Café Amélie, 900 Royal Street, New Orleans, USA |
So what is the connection with the cité idéale, here in Poitou?
The 7th duke of Richelieu (and Fronsac) married the American heiress, Alice Heine. She gave a son and a daughter to this older husband in their five short years of marriage. She herself was the daughter of Michel Heine, head of the Berlin/Paris/New Orleans bankers Heine & Cie. Michel reconstituted the ducal domaine around the château de Richelieu as a flamboyant wedding gift, after the property's fragmentation following the defeat of the little Corsican at Waterloo in 1815. The 5th Duke had escaped from the 1789 Revolution by going to Russia, and the family estate had been sold and divided.
The park one sees today in Richelieu is really the result of this spectacular gift, re-designed by the well known 19th century landscape designers, the Buehler Brothers.
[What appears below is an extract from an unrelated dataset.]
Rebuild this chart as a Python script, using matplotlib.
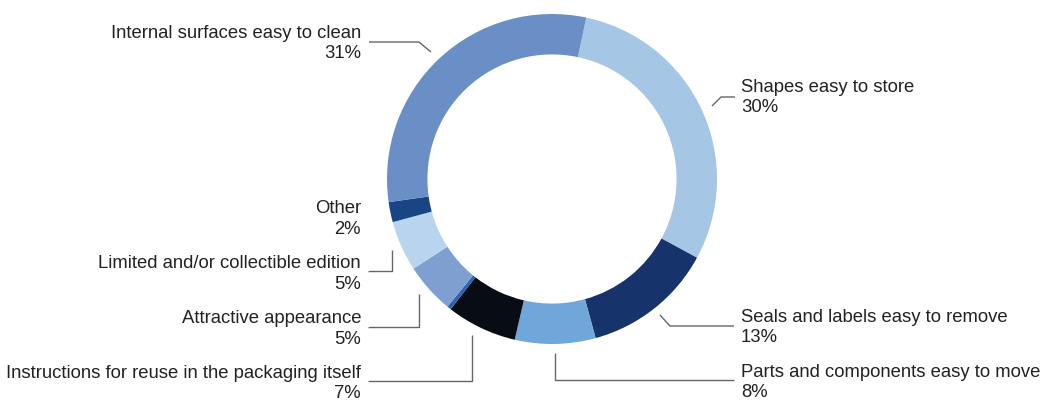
import matplotlib
matplotlib.use("Agg")
import matplotlib.pyplot as plt

# Segments listed clockwise, starting at the top right
categories = [
    "Shapes easy to store",
    "Seals and labels easy to remove",
    "Parts and components easy to move",
    "Instructions for reuse in the packaging itself",
    "",
    "Attractive appearance",
    "Limited and/or collectible edition",
    "Other",
    "Internal surfaces easy to clean",
]
values = [30, 13, 8, 7, 0.4, 5, 5, 2, 31]
pct_labels = ["30%", "13%", "8%", "7%", "", "5%", "5%", "2%", "31%"]
colors = ["#a6c6e5", "#17336b", "#6fa7da", "#080c14", "#2f64b0",
          "#7f9fd0", "#b9d4ef", "#1a4584", "#6a8fc6"]

W, H = 1041, 401
fig = plt.figure(figsize=(W / 100, H / 100), dpi=100)
ax = fig.add_axes([0, 0, 1, 1])

def Y(y):
    return H - y

cx, cy, R = 552, 179, 165
ax.pie(values, colors=colors, startangle=78, counterclock=False,
       center=(cx, Y(cy)), radius=R,
       wedgeprops=dict(width=R * 0.245, linewidth=0))
ax.set_xlim(0, W)
ax.set_ylim(0, H)
ax.set_aspect("equal")
ax.axis("off")

txt = dict(fontsize=13.3, color="#222222", family="Liberation Sans", va="baseline")
lc = dict(color="#666666", lw=1.0)

def label(i, x, y1, y2, ha):
    ax.text(x, Y(y1), categories[i], ha=ha, **txt)
    ax.text(x, Y(y2), pct_labels[i], ha=ha, **txt)

def leader(pts):
    xs = [p[0] for p in pts]
    ys = [Y(p[1]) for p in pts]
    ax.plot(xs, ys, solid_capstyle="butt", **lc)

# Right side
label(0, 741, 92, 112, "left")
leader([(712, 106), (721, 97), (735, 97)])
label(1, 741, 322, 342, "left")
leader([(660, 315), (670, 326), (734, 326)])
label(2, 741, 377, 397, "left")
leader([(555, 353), (555, 380), (734, 380)])

# Left side
label(8, 361, 38, 58, "right")
leader([(369, 42), (419, 42), (431, 52)])
label(7, 361, 213, 234, "right")
label(6, 361, 268, 289, "right")
leader([(368, 271), (392, 271), (392, 250)])
label(5, 361, 323, 344, "right")
leader([(368, 327), (419, 327), (419, 294)])
label(3, 361, 378, 398, "right")
leader([(368, 381), (472, 381), (472, 335)])

fig.savefig("out.png", dpi=100, facecolor="white")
This rich and glamourous belle of New Orleans was the daughter of Michel and Amélie Miltenburger, a daughter of a prosperous New Orleans family of architects. They had a string of houses on Rue Royale in the French Quarter centered on street number 900.
Today this connection with France and Monaco is well remembered in this partly Francophone city. The Milterburger houses are still there, redolent of the grand mansions of New Orleans, and Alice's birth house is now a popular restaurant called Café Amélie, named after Alice's mother.